Q: Name the first black pitcher in the Major Leagues.
“OK…how about this:”
Q: Name the last teams in the NL & AL to integrate African American players?
“I got lots of these. In fact I got them for ya’. I typed ‘em…oh boy!”
Then he darted away again like he’d just heard the building was on fire. Once more I didn’t know what had happened. I sorta shrugged it off and got into a different conversation. But 20 minutes later, Dick was back. This time we got into it about who we thought was the best athlete of all time. Jack has been drafting this list up and sending me barrages of texts with his revisions.
“Babe Ruth,” Dick declared. “He could pitch and then he hit too. Nobody was like him.”
He kept up on this subject for a bit, until once again Dick disappeared in the blink of an eye. I was beginning to think that this guy was actually a superhero. He would hear someone in South Jersey calling for help using his super hearing, duck out, change into his costume, fly off and save them, then fly back and rejoin the party as a mild-mannered baseball fan.
Over the course of the night he kept this up. He was like a boxer – he’d move in quick, stick me with trivia questions, and then duck back out. Finally late in the night I figured it out. We were debating who the best basketball player of all time was, when he stopped mid-sentence.
“All right, all right, I’ll stop. I somtimes talk so much, I get carried away.”
Dick had obviously been scolded for bad behavior. He had been told by his wife, daughter, someone – that he was not allowed to pin someone down and talk about baseball trivia. I’ve been given instructions like this before. Try and talk to people at this party. Don’t just find a place to sit by the food and ignore everyone. Keep your clothes on. I think Dick had gotten a permanent Don’t talk too much about baseball.
The best part came as we were leaving. Dick snuck over to me and handed me 15 typed pages.
“I spent today typing these up. Thought you could maybe use ‘em on your blog, I don’t know!”
Dick had typed pages and pages of baseball trivia questions.
“Wow – that’s super!” I told him. “Can you email them to me?”
“Ah…Uh…that’s not really not specialty. Printing out stuff, emailing it. I’m not that good at that.”
Poor Dick had literally typed the pages. He could not email them; this was the only copy.
Q: The first 9 MLB players to win back-to-back MVPs played the nine different positions. Name them.
Q: Name the last (maybe only) team to have 4 20-game winning pitchers in the same year.
We had a tremendous Christmas. Idyllic, in fact. On Christmas Eve not one, but two, different friends invited us to family gatherings. Christmas Day the boys woke up at 4AM but were forbidden to wake us until 7. At 6:50 they finally resorted to re-setting Alex’s clock ahead 10 minutes and then charged into our room. Then that night we went out with close family friends for our traditional Chinese dinner in Philly.

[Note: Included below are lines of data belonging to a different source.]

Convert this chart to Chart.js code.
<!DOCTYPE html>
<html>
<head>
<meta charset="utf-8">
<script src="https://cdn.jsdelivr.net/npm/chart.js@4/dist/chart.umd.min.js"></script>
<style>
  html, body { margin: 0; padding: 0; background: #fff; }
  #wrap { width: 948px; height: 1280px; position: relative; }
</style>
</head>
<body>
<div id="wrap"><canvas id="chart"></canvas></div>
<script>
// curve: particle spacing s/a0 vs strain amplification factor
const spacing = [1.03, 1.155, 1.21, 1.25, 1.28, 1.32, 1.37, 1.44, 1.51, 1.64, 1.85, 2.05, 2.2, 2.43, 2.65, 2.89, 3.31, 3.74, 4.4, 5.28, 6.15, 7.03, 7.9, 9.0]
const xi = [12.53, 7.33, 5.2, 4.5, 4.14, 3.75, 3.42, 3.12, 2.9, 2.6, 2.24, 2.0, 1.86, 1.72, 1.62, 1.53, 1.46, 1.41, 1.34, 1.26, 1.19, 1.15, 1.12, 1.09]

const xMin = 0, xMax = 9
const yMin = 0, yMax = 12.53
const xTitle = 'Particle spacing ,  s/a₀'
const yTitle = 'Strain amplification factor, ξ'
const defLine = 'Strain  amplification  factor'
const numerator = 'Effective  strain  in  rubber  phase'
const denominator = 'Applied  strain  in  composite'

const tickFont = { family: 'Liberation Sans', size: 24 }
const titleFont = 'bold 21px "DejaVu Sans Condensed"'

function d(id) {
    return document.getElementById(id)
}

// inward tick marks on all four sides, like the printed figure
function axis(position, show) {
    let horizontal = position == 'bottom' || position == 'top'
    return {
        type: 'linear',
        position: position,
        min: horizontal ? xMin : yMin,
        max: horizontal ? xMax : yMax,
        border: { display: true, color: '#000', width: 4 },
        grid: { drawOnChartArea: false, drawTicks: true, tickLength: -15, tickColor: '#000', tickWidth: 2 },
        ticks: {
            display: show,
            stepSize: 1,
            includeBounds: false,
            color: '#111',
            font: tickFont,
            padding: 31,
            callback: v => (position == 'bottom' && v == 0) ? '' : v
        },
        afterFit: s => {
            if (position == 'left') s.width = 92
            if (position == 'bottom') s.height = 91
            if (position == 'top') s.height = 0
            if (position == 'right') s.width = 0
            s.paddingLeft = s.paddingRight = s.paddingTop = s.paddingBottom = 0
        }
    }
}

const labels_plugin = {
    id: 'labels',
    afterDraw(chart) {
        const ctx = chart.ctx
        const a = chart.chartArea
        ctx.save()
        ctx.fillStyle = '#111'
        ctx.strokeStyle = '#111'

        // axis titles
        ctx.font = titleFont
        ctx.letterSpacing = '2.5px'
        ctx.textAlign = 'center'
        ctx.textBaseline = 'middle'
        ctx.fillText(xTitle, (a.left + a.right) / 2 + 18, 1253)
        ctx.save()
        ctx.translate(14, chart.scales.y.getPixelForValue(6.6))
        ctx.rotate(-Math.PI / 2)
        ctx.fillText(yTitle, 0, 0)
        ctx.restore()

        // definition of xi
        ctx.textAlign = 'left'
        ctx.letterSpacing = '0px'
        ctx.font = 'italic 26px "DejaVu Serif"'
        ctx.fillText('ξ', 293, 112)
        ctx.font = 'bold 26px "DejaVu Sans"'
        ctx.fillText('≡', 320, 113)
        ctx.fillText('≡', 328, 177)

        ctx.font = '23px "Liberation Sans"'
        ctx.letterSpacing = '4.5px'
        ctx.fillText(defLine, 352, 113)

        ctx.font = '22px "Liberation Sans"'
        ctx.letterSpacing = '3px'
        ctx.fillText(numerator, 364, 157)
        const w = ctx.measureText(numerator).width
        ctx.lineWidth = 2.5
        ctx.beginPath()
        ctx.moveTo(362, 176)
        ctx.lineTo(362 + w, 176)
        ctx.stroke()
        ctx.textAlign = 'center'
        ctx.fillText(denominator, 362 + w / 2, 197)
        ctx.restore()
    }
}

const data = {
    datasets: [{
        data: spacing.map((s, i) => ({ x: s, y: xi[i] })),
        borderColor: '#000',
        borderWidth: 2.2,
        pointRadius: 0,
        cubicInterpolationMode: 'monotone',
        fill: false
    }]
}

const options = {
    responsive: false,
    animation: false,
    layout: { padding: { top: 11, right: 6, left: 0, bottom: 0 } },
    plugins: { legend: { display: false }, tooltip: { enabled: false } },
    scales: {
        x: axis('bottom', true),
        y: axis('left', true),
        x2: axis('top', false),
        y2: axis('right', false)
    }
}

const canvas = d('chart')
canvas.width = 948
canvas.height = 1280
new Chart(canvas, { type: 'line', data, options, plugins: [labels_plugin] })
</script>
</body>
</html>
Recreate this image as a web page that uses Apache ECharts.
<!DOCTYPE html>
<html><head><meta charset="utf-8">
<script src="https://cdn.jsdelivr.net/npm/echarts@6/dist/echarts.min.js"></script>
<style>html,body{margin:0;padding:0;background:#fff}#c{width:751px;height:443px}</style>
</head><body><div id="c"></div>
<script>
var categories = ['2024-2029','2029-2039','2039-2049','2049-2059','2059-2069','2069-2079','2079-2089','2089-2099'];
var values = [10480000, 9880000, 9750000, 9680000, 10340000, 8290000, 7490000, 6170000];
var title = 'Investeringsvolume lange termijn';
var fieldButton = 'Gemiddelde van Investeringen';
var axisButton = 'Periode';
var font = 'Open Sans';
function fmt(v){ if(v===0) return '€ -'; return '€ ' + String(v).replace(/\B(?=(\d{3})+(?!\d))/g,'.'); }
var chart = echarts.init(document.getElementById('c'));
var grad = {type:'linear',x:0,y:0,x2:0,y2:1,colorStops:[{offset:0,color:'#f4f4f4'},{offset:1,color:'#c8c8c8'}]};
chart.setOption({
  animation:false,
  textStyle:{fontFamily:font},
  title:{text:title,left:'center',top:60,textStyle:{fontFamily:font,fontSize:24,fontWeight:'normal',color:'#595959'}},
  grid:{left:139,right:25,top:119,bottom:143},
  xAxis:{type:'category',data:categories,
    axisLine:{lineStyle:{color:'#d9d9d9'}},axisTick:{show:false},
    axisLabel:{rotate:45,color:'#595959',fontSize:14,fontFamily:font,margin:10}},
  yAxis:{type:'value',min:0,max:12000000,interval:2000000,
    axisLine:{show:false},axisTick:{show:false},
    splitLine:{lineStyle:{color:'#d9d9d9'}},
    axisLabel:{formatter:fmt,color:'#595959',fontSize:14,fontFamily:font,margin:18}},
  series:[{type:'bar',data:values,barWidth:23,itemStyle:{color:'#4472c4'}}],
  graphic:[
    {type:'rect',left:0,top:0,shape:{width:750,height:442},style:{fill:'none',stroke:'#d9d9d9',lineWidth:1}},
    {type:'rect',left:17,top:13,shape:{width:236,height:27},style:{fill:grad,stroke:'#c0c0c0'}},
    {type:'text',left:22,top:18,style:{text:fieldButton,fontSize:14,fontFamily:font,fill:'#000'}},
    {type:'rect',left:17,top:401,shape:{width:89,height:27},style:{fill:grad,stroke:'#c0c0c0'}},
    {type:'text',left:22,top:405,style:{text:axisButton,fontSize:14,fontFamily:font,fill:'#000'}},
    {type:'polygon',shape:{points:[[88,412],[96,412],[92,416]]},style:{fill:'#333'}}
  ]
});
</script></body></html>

As for Dick, I hereby indemnify him from any baseball talking restrictions his family has placed on him when it comes to talking to me. Just print this out and show it to your family as proof. Or email it to them. Either way, you should be fine.

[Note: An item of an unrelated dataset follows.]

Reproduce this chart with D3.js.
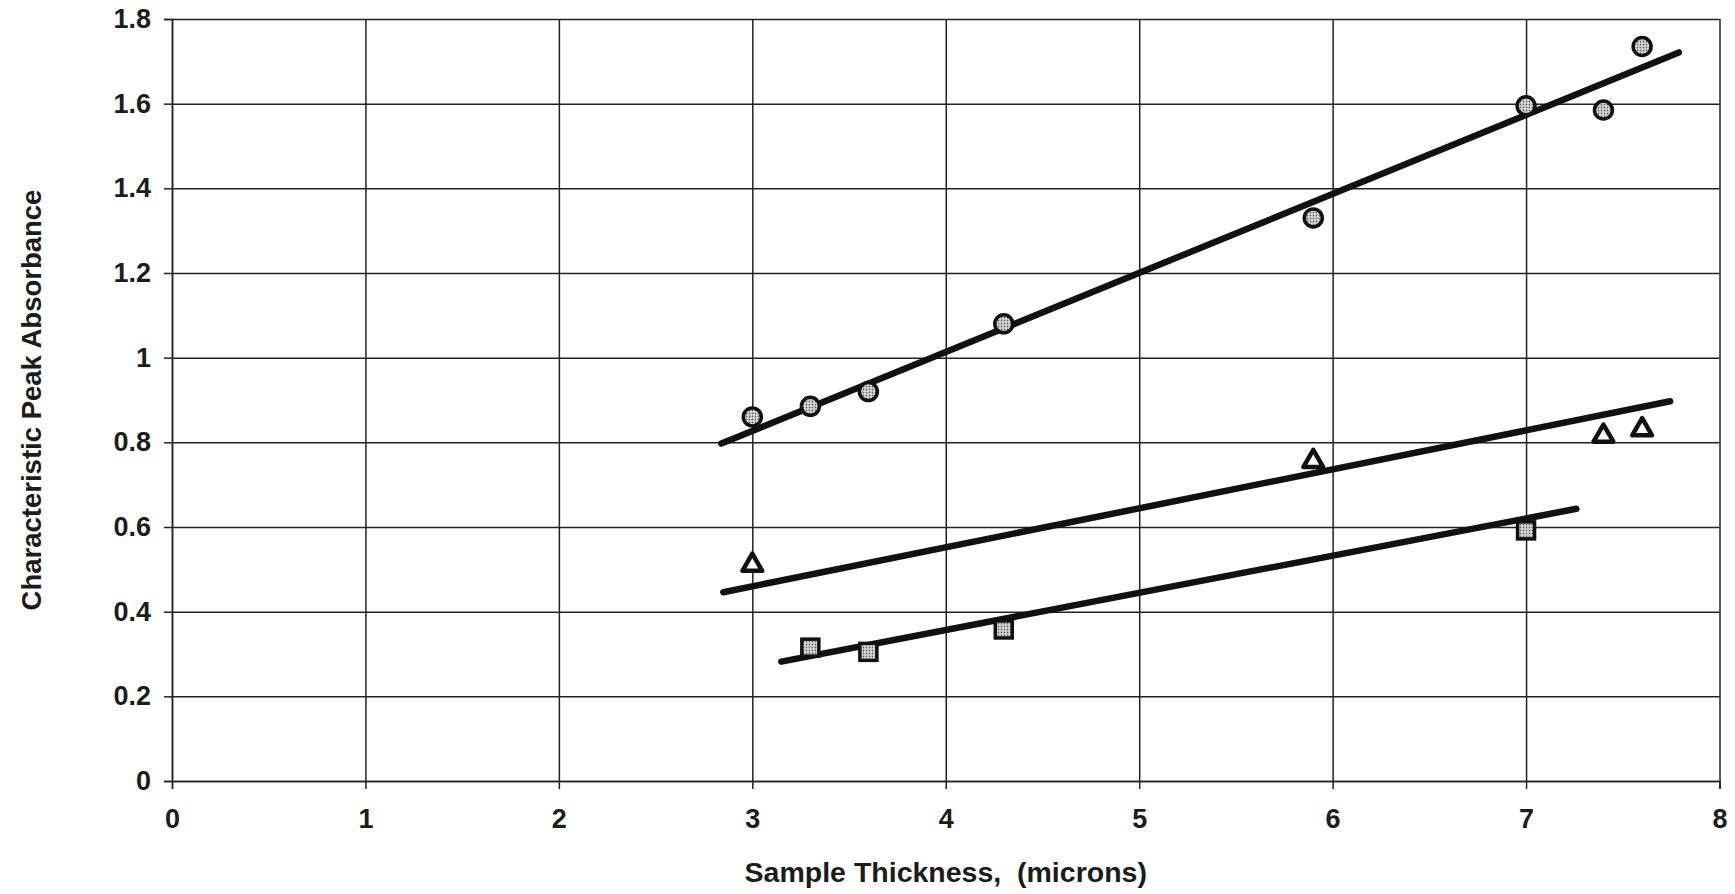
<!DOCTYPE html>
<html>
<head>
<meta charset="utf-8">
<script src="https://cdnjs.cloudflare.com/ajax/libs/d3/7.8.5/d3.min.js"></script>
<style>
  html, body { margin: 0; padding: 0; background: #fff; overflow: hidden; }
  svg { display: block; }
  text { font-family: "Liberation Sans", Arial, sans-serif; font-weight: bold; fill: #1c1c1c; }
</style>
</head>
<body>
<svg></svg>
<script>
// measured points (sample thickness in microns, peak absorbance)
const circleX = [3.0, 3.3, 3.6, 4.3, 5.9, 7.0, 7.4, 7.6];
const circleY = [0.86, 0.885, 0.92, 1.08, 1.33, 1.595, 1.585, 1.735];
const triangleX = [3.0, 5.9, 7.4, 7.6];
const triangleY = [0.51, 0.755, 0.815, 0.83];
const squareX = [3.3, 3.6, 4.3, 7.0];
const squareY = [0.315, 0.305, 0.358, 0.592];

// fitted lines, end points
const circleFitX = [2.84, 7.79];
const circleFitY = [0.797, 1.721];
const triangleFitX = [2.85, 7.745];
const triangleFitY = [0.446, 0.897];
const squareFitX = [3.15, 7.26];
const squareFitY = [0.282, 0.643];

const xTicks = [0, 1, 2, 3, 4, 5, 6, 7, 8];
const yTicks = [0, 0.2, 0.4, 0.6, 0.8, 1, 1.2, 1.4, 1.6, 1.8];

const width = 1735;
const height = 894;
const margin = { top: 19, right: 15.5, bottom: 113, left: 172 };
const innerWidth = width - margin.left - margin.right;
const innerHeight = height - margin.top - margin.bottom;

const xScale = d3.scaleLinear().domain([0, 8]).range([0, innerWidth]);
const yScale = d3.scaleLinear().domain([0, 1.8]).range([innerHeight, 0]);

const svg = d3.select("svg")
    .attr("width", width)
    .attr("height", height);

// stipple fill used inside the markers
const defs = svg.append("defs");
const pat = defs.append("pattern")
    .attr("id", "stipple")
    .attr("patternUnits", "userSpaceOnUse")
    .attr("width", 3)
    .attr("height", 3);
pat.append("rect").attr("width", 3).attr("height", 3).attr("fill", "#dcdcdc");
pat.append("circle").attr("cx", 1.5).attr("cy", 1.5).attr("r", 0.9).attr("fill", "#666");

const g = svg.append("g")
    .attr("transform", `translate(${margin.left}, ${margin.top})`);

// grid
g.append("g")
    .attr("class", "grid")
    .call(d3.axisLeft(yScale).tickValues(yTicks).tickSize(-innerWidth).tickFormat(""))
    .call(s => s.select(".domain").remove());
g.append("g")
    .attr("class", "grid")
    .call(d3.axisBottom(xScale).tickValues(xTicks).tickSize(innerHeight).tickFormat(""))
    .call(s => s.select(".domain").remove());
g.selectAll(".grid line")
    .attr("stroke", "#222")
    .attr("stroke-width", 1.5);
g.selectAll(".grid text").remove();

// axes with outside ticks
const yAxis = g.append("g")
    .call(d3.axisLeft(yScale).tickValues(yTicks).tickSize(8).tickPadding(13)
        .tickFormat(d => d3.format("")(d)));
const xAxis = g.append("g")
    .attr("transform", `translate(0, ${innerHeight})`)
    .call(d3.axisBottom(xScale).tickValues(xTicks).tickSize(8).tickPadding(20));

[yAxis, xAxis].forEach(a => {
    a.select(".domain").attr("stroke", "#222").attr("stroke-width", 1.5);
    a.selectAll(".tick line").attr("stroke", "#222").attr("stroke-width", 1.5);
    a.selectAll("text")
        .attr("font-family", "'Liberation Sans', Arial, sans-serif")
        .attr("font-weight", "bold")
        .attr("font-size", "27px")
        .attr("fill", "#1c1c1c");
});

// axis titles
svg.append("text")
    .attr("x", margin.left + innerWidth / 2)
    .attr("y", 882)
    .attr("text-anchor", "middle")
    .attr("font-size", "28.5px")
    .style("white-space", "pre")
    .text("Sample Thickness,  (microns)");

svg.append("text")
    .attr("transform", `translate(41, ${margin.top + innerHeight / 2}) rotate(-90)`)
    .attr("text-anchor", "middle")
    .attr("font-size", "27.5px")
    .text("Characteristic Peak Absorbance");

// fit lines
const line = d3.line()
    .x(d => xScale(d[0]))
    .y(d => yScale(d[1]));

const fits = [
    [circleFitX, circleFitY],
    [triangleFitX, triangleFitY],
    [squareFitX, squareFitY]
];
g.selectAll("path.fit")
    .data(fits)
    .enter()
    .append("path")
    .attr("class", "fit")
    .attr("fill", "none")
    .attr("stroke", "#111")
    .attr("stroke-width", 6.5)
    .attr("stroke-linecap", "round")
    .attr("d", d => line(d[0].map((x, i) => [x, d[1][i]])));

// markers
const circles = circleX.map((x, i) => ({ x: x, y: circleY[i] }));
const triangles = triangleX.map((x, i) => ({ x: x, y: triangleY[i] }));
const squares = squareX.map((x, i) => ({ x: x, y: squareY[i] }));

g.selectAll("circle.pt")
    .data(circles)
    .enter()
    .append("circle")
    .attr("class", "pt")
    .attr("cx", d => xScale(d.x))
    .attr("cy", d => yScale(d.y))
    .attr("r", 9)
    .attr("fill", "url(#stipple)")
    .attr("stroke", "#111")
    .attr("stroke-width", 3.5);

g.selectAll("rect.pt")
    .data(squares)
    .enter()
    .append("rect")
    .attr("class", "pt")
    .attr("x", d => xScale(d.x) - 8.5)
    .attr("y", d => yScale(d.y) - 8.5)
    .attr("width", 17)
    .attr("height", 17)
    .attr("fill", "url(#stipple)")
    .attr("stroke", "#111")
    .attr("stroke-width", 3.5);

const tri = d3.symbol().type(d3.symbolTriangle).size(170);
g.selectAll("path.tri")
    .data(triangles)
    .enter()
    .append("path")
    .attr("class", "tri")
    .attr("transform", d => `translate(${xScale(d.x)}, ${yScale(d.y)})`)
    .attr("d", tri)
    .attr("fill", "#fff")
    .attr("stroke", "#111")
    .attr("stroke-width", 4.5)
    .attr("stroke-linejoin", "round");
</script>
</body>
</html>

Merry Christmas and Happy New Year, everyone. Each day is one day closer to the 2014 World Series and the end of the dark period where the Red Sox are the reigning champs.
A: Dan Blankhead, 1947 Dodgers.
A: NL: Phillies (John Kennedy-1957) & AL: Red Sox (Pumpsie Green-1959).
A: 1B Jimmy Foxx (’32, ’33), P Hal Newhouser (’44,’ 45), C Yogi Berra (’54, ’55), OF Mickey Mantle (’56, ’57), SS Ernie Banks (’58, ’59), OF Roger Maris (’60, ’61), 2B Joe Morgan (’75, ’76), 3B Mike Schmidt (’80, ’81), OF Dale Murphy (’82, ’83).
A: 1971 Orioles (Dave McNally 21-5, Pat Dobson 20-8, Mike Cuellar 20-9, Jim Palmer 20-9).